GOAL OF THE EXERCISE
Return the material exactly, first line through the line containing "ax.plot(t, v_out2, color=colors[1], lw=1.0)", and nothing more. Pictures stay out.

INFORMATION PROVIDED
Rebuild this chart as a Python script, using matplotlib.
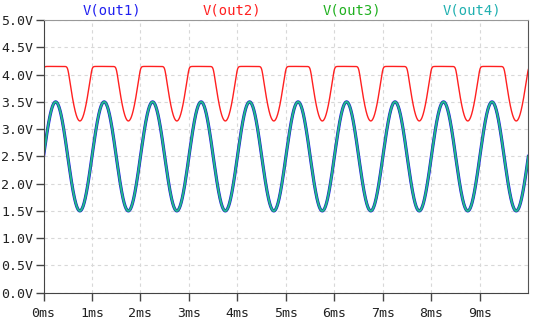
import numpy as np
import matplotlib
matplotlib.use("Agg")
import matplotlib.pyplot as plt

# simulation source settings
t_stop_ms = 10.0
sine_offset = 2.5      # V
sine_amplitude = 1.0   # V
sine_freq_khz = 1.0
out2_shift = 1.65      # V, out2 follows the input shifted up ...
out2_clip = 4.15       # V ... and clips softly here
clip_knee = 0.08

y_ticks = [0.0, 0.5, 1.0, 1.5, 2.0, 2.5, 3.0, 3.5, 4.0, 4.5, 5.0]
x_ticks = [0, 1, 2, 3, 4, 5, 6, 7, 8, 9]
names = ["V(out1)", "V(out2)", "V(out3)", "V(out4)"]
colors = ["#2020f0", "#ff2020", "#20b020", "#20b0b0"]

t = np.linspace(0, t_stop_ms, 4001)
v_in = sine_offset + sine_amplitude * np.sin(2 * np.pi * sine_freq_khz * t)
a = v_in + out2_shift
v_out2 = -clip_knee * np.logaddexp(-a / clip_knee, -out2_clip / clip_knee)

plt.rcParams['font.family'] = ['DejaVu Sans Mono']

fig = plt.figure(figsize=(5.46, 3.23), dpi=100)
ax = fig.add_axes([0.0797, 0.0938, 0.888, 0.844])

# out1, out3 and out4 lie on top of each other
ax.plot(t, v_in, color=colors[0], lw=2.3)
ax.plot(t, v_in, color=colors[2], lw=1.5)
ax.plot(t, v_in, color=colors[3], lw=1.0)
ax.plot(t, v_out2, color=colors[1], lw=1.0)

ax.set_xlim(0, t_stop_ms)
ax.set_ylim(0, 5.0)
ax.set_xticks(x_ticks)
ax.set_xticklabels([f"{x}ms" for x in x_ticks])
ax.set_yticks(y_ticks)
ax.set_yticklabels([f"{y:.1f}V" for y in y_ticks])
ax.tick_params(direction='out', length=6, width=1.0, color='#444444',
               labelsize=9.5, labelcolor='#222222', pad=1.5)
ax.tick_params(axis='x', pad=4)
ax.grid(True, color='#d8d8d8', linestyle=(0, (3, 3)), lw=0.8)

ax.spines['left'].set_color('#444444')
ax.spines['bottom'].set_color('#444444')
ax.spines['top'].set_color('#999999')
ax.spines['right'].set_color('#555555')

for i, (name, c) in enumerate(zip(names, colors)):
    fig.text((112 + 120 * i) / 546, 1 - 11 / 323, name, color=c,
             fontsize=10, ha='center', va='center')

fig.savefig("out.png", dpi=100)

COMPLETED EXERCISE
Rebuild this chart as a Python script, using matplotlib.
import numpy as np
import matplotlib
matplotlib.use("Agg")
import matplotlib.pyplot as plt

# simulation source settings
t_stop_ms = 10.0
sine_offset = 2.5      # V
sine_amplitude = 1.0   # V
sine_freq_khz = 1.0
out2_shift = 1.65      # V, out2 follows the input shifted up ...
out2_clip = 4.15       # V ... and clips softly here
clip_knee = 0.08

y_ticks = [0.0, 0.5, 1.0, 1.5, 2.0, 2.5, 3.0, 3.5, 4.0, 4.5, 5.0]
x_ticks = [0, 1, 2, 3, 4, 5, 6, 7, 8, 9]
names = ["V(out1)", "V(out2)", "V(out3)", "V(out4)"]
colors = ["#2020f0", "#ff2020", "#20b020", "#20b0b0"]

t = np.linspace(0, t_stop_ms, 4001)
v_in = sine_offset + sine_amplitude * np.sin(2 * np.pi * sine_freq_khz * t)
a = v_in + out2_shift
v_out2 = -clip_knee * np.logaddexp(-a / clip_knee, -out2_clip / clip_knee)

plt.rcParams['font.family'] = ['DejaVu Sans Mono']

fig = plt.figure(figsize=(5.46, 3.23), dpi=100)
ax = fig.add_axes([0.0797, 0.0938, 0.888, 0.844])

# out1, out3 and out4 lie on top of each other
ax.plot(t, v_in, color=colors[0], lw=2.3)
ax.plot(t, v_in, color=colors[2], lw=1.5)
ax.plot(t, v_in, color=colors[3], lw=1.0)
ax.plot(t, v_out2, color=colors[1], lw=1.0)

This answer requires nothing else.